Mechanism of cell injury:


  1. ATP depletion: failure of energy-dependent functions reversible injury necrosis
  2. Mitochondrial damage: ATP depletion failure of energydependent cellular functions ultimately, necrosis; under some conditions, leakage of mitochondrial proteins that cause apoptosis
  3. Influx of calcium: activation of enzymes that damage cellular components and may also trigger apoptosis
  4. Accumulation of reactive oxygen species: covalent modification of cellular proteins, lipids, nucleic acids
  5. Increased permeability of cellular membranes: may affect plasma membrane, lysosomal membranes, mitochondrial membranes; typically culminates in necrosis
  6. Accumulation of damaged DNA and misfolded proteins: triggers Apoptosis.

Apoptosis

  • Regulated mechanism of cell death that serves to eliminate unwanted and damaged cells, with the least possible host reaction.
  • Characterized by enzymatic degradation of proteins and DNA, initiated by caspases; and by recognition and removal of dead cells by phagocytes.
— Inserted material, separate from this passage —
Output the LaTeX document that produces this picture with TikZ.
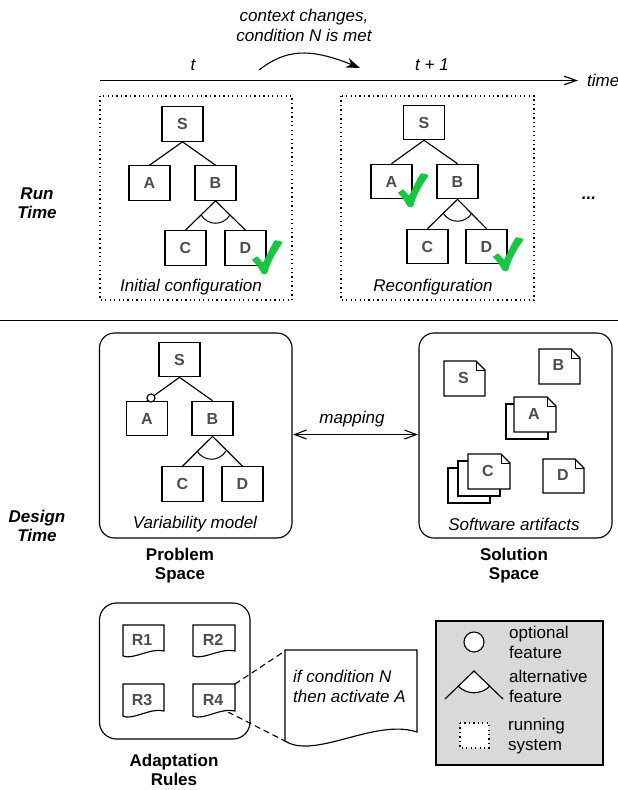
\documentclass[tikz,border=0pt]{standalone}
\usepackage{fontspec}
\setmainfont{Liberation Sans}
\usetikzlibrary{arrows.meta,calc}
\definecolor{lbl}{HTML}{4D4D4D}
\definecolor{chk}{HTML}{14C83F}
\definecolor{leg}{HTML}{D9D9D9}
\tikzset{
  x=1pt,y=-1pt,
  ln/.style={line width=1.15pt,draw=black},
  fbox/.style={ln,minimum width=41pt,minimum height=34.5pt,inner sep=0pt,font=\fontsize{16}{16}\selectfont\bfseries,text=lbl,fill=white},
  capt/.style={font=\fontsize{17}{17}\selectfont\itshape,inner sep=0pt},
  capm/.style={font=\fontsize{17}{20}\selectfont\itshape,inner sep=0pt},
  side/.style={font=\fontsize{17}{19}\selectfont\bfseries\itshape,align=center,inner sep=0pt},
  head/.style={font=\fontsize{17}{19}\selectfont\bfseries,align=center,inner sep=0pt},
  legt/.style={font=\fontsize{17}{20.5}\selectfont,align=left,inner sep=0pt,anchor=west},
  dot/.style={line width=1.25pt,dash pattern=on 1.25pt off 3.2pt,draw=black},
  rbox/.style={ln,rounded corners=15pt},
  nlab/.style={font=\fontsize{16}{16}\selectfont\bfseries,text=lbl,inner sep=0pt},
  conn/.style={line width=1.15pt},
  arcl/.style={line width=1pt},
}
\newcommand{\checkm}[2]{\fill[chk,shift={(#1,#2)},rounded corners=1pt] (0,0) -- (5,-4) -- (11,3) .. controls (15,-5) and (18,-12) .. (23,-20) -- (31,-18) .. controls (24,-8) and (18,2) .. (15,14) -- (10,14) .. controls (7,8) and (4,4) .. (0,0) -- cycle;}
\newcommand{\notep}[4]{\filldraw[ln,fill=white] (#1,#2) -- ({#3-9},#2) -- (#3,{#2+9}) -- (#3,#4) -- (#1,#4) -- cycle;
  \draw[line width=.8pt] ({#3-9},#2) -- ({#3-9},{#2+9}) -- (#3,{#2+9});}
\newcommand{\docp}[5]{\filldraw[#5,fill=white] (#1,#2) -- (#3,#2) -- (#3,#4) .. controls ({#3-0.32*(#3-#1)},{#4-0.14*(#4-#2)}) and ({#1+0.23*(#3-#1)},{#4+0.36*(#4-#2)}) .. (#1,{#4+0.19*(#4-#2)}) -- cycle;}
\begin{document}
\begin{tikzpicture}
\useasboundingbox (0,0) rectangle (618,790);

% timeline
\coordinate (tl0) at (100,80.5);
\coordinate (tl1) at (578,80.5);
\draw[line width=1.2pt,-{Straight Barb[length=12pt,width=8.5pt]}] (tl0) -- (tl1);
\node[capt,anchor=west] (time) at (587,80.5) {time};
\node[capt] (t0) at (193,65) {t};
\node[capt] (t1) at (432,65) {t + 1};
\node[capm,align=center] (ctx) at (304,25) {context changes,\\condition N is met};
\coordinate (ca0) at (259,70);
\coordinate (ca1) at (360,68);
\draw[line width=1.1pt,-{Stealth[length=14pt,width=10pt]}] (ca0) .. controls (285,50) and (308,47) .. (ca1);

% run-time boxes
\draw[dot] (100,96) rectangle (292,300);
\draw[dot] (341,96) rectangle (534,300);
\node[capt] (cap1) at (191,287) {Initial configuration};
\node[capt] (cap2) at (433,287) {Reconfiguration};

\node[side] (run) at (37,203) {Run\\Time};
\node[side] (dots) at (589,198) {...};
\draw[line width=1.15pt] (0,320.5) -- (618,320.5);
\node[side] (des) at (37,526) {Design\\Time};

% tree 1
\node[fbox] (s1) at (182.5,124) {S};
\node[fbox] (a1) at (149.5,183) {A};
\node[fbox] (b1) at (215.5,183) {B};
\node[fbox] (c1) at (185.5,248) {C};
\node[fbox] (d1) at (245.5,248) {D};
\draw[conn] (s1.south) -- (a1.north);
\draw[conn] (s1.south) -- (b1.north);
\draw[conn] (b1.south) -- (c1.north);
\draw[conn] (b1.south) -- (d1.north);
\draw[arcl] (201,215) .. controls (208,226) and (223,226) .. (230,215);
\checkm{252}{260}

% tree 2
\node[fbox] (s2) at (424,122.5) {S};
\node[fbox] (a2) at (391.5,181.5) {A};
\node[fbox] (b2) at (457.5,181.5) {B};
\node[fbox] (c2) at (427.5,246.5) {C};
\node[fbox] (d2) at (486.5,246.5) {D};
\draw[conn] (s2.south) -- (a2.north);
\draw[conn] (s2.south) -- (b2.north);
\draw[conn] (b2.south) -- (c2.north);
\draw[conn] (b2.south) -- (d2.north);
\draw[arcl] (443,213) .. controls (450,224) and (465,224) .. (472,213);
\checkm{398}{193}
\checkm{493}{257}

% problem space
\draw[rbox] (99.5,333) rectangle (292,538);
\node[fbox] (s3) at (179.5,359.5) {S};
\node[fbox] (a3) at (147,418.5) {A};
\node[fbox] (b3) at (212.5,418.5) {B};
\node[fbox] (c3) at (182.5,484) {C};
\node[fbox] (d3) at (242.5,484) {D};
\draw[conn] (s3.south) -- (a3.north);
\draw[conn] (s3.south) -- (b3.north);
\draw[conn] (b3.south) -- (c3.north);
\draw[conn] (b3.south) -- (d3.north);
\draw[arcl] (197,451) .. controls (204,462) and (219,462) .. (226,451);
\node[circle,ln,fill=white,minimum size=8pt,inner sep=0pt] (opt) at (151,398) {};
\node[capt] (vm) at (195,524) {Variability model};
\node[head] (ps) at (180,565.5) {Problem\\Space};

% solution space
\draw[rbox] (419,333) rectangle (612,538);
\notep{444}{361}{485}{396}
\node[nlab] (ns) at (463.5,378) {S};
\notep{539}{349}{580}{384}
\node[nlab] (nb) at (558.5,365) {B};
\draw[ln,fill=white] (506,404) rectangle (548,439);
\notep{514}{397}{556}{432}
\node[nlab] (na) at (534,414) {A};
\draw[ln,fill=white] (448,468) rectangle (490,503);
\draw[ln,fill=white] (458,461) rectangle (500,496);
\notep{468}{454}{510}{489}
\node[nlab] (nc) at (488,471) {C};
\notep{543}{459}{584}{493}
\node[nlab] (nd) at (563,475) {D};
\node[capt] (sa) at (514,524) {Software artifacts};
\node[head] (sols) at (514,565.5) {Solution\\Space};

% mapping
\coordinate (m0) at (293,434.5);
\coordinate (m1) at (418,434.5);
\draw[line width=1.1pt,{Straight Barb[length=12pt,width=9pt]}-{Straight Barb[length=12pt,width=9pt]}] (m0) -- (m1);
\node[capt] (map) at (352,419) {mapping};

% adaptation rules
\draw[ln,rounded corners=17pt] (99.5,603) rectangle (250,739);
\docp{123}{625}{164}{651}{ln}
\node[nlab] (r1) at (142,640) {R1};
\docp{193}{625}{235}{651}{ln}
\node[nlab] (r2) at (213,640) {R2};
\docp{123}{684}{164}{711}{ln}
\node[nlab] (r3) at (142,700) {R3};
\docp{193}{684}{235}{711}{ln}
\node[nlab] (r4) at (213,700) {R4};
\node[head] (ar) at (174,769.5) {Adaptation\\Rules};
\draw[line width=1.1pt,dash pattern=on 6pt off 4pt] (235,684) -- (285,651);
\draw[line width=1.1pt,dash pattern=on 6pt off 4pt] (228,712) -- (285,741);
\filldraw[ln,fill=white] (285,650) -- (417,650) -- (417,732) .. controls (375,718) and (315,760) .. (285,741) -- cycle;
\node[capm,align=left,anchor=west] (rule) at (293,686.5) {if condition N\\then activate A};

% legend
\draw[line width=1.4pt,fill=leg] (436,621) rectangle (603,765);
\node[circle,ln,fill=white,minimum size=20pt,inner sep=0pt] (lopt) at (474,642) {};
\fill[white] (474,671) -- (458,686) .. controls (467,695) and (481,695) .. (490,686) -- cycle;
\draw[conn] (445,699) -- (474,671) -- (503,699);
\draw[conn] (458,686) .. controls (467,695) and (481,695) .. (490,686);
\draw[dot,fill=white] (460,723) rectangle (489,748);
\node[legt] (l1) at (509,642.5) {optional\\feature};
\node[legt] (l2) at (509,686.5) {alternative\\feature};
\node[legt] (l3) at (508,736) {running\\system};
\end{tikzpicture}
\end{document}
It is initiated by two major pathways:

Mitochondrial (intrinsic) pathway :

  • Is triggered by loss of survival signals, DNA damage and accumulation of misfolded proteins (ER stress); associated with leakage of pro-apoptotic proteins from mitochondrial membrane into the cytoplasm, where they trigger caspase activation; inhibited by anti-apoptotic members of the Bcl family, which are induced by survival signals including growth factors.

Death receptor (extrinsic) pathway :

  • Is responsible for elimination of self-reactive lymphocytes and damage by cytotoxic T lymphocytes; is initiated by engagement of death receptors (members of the TNF receptor family) by ligands on adjacent cells.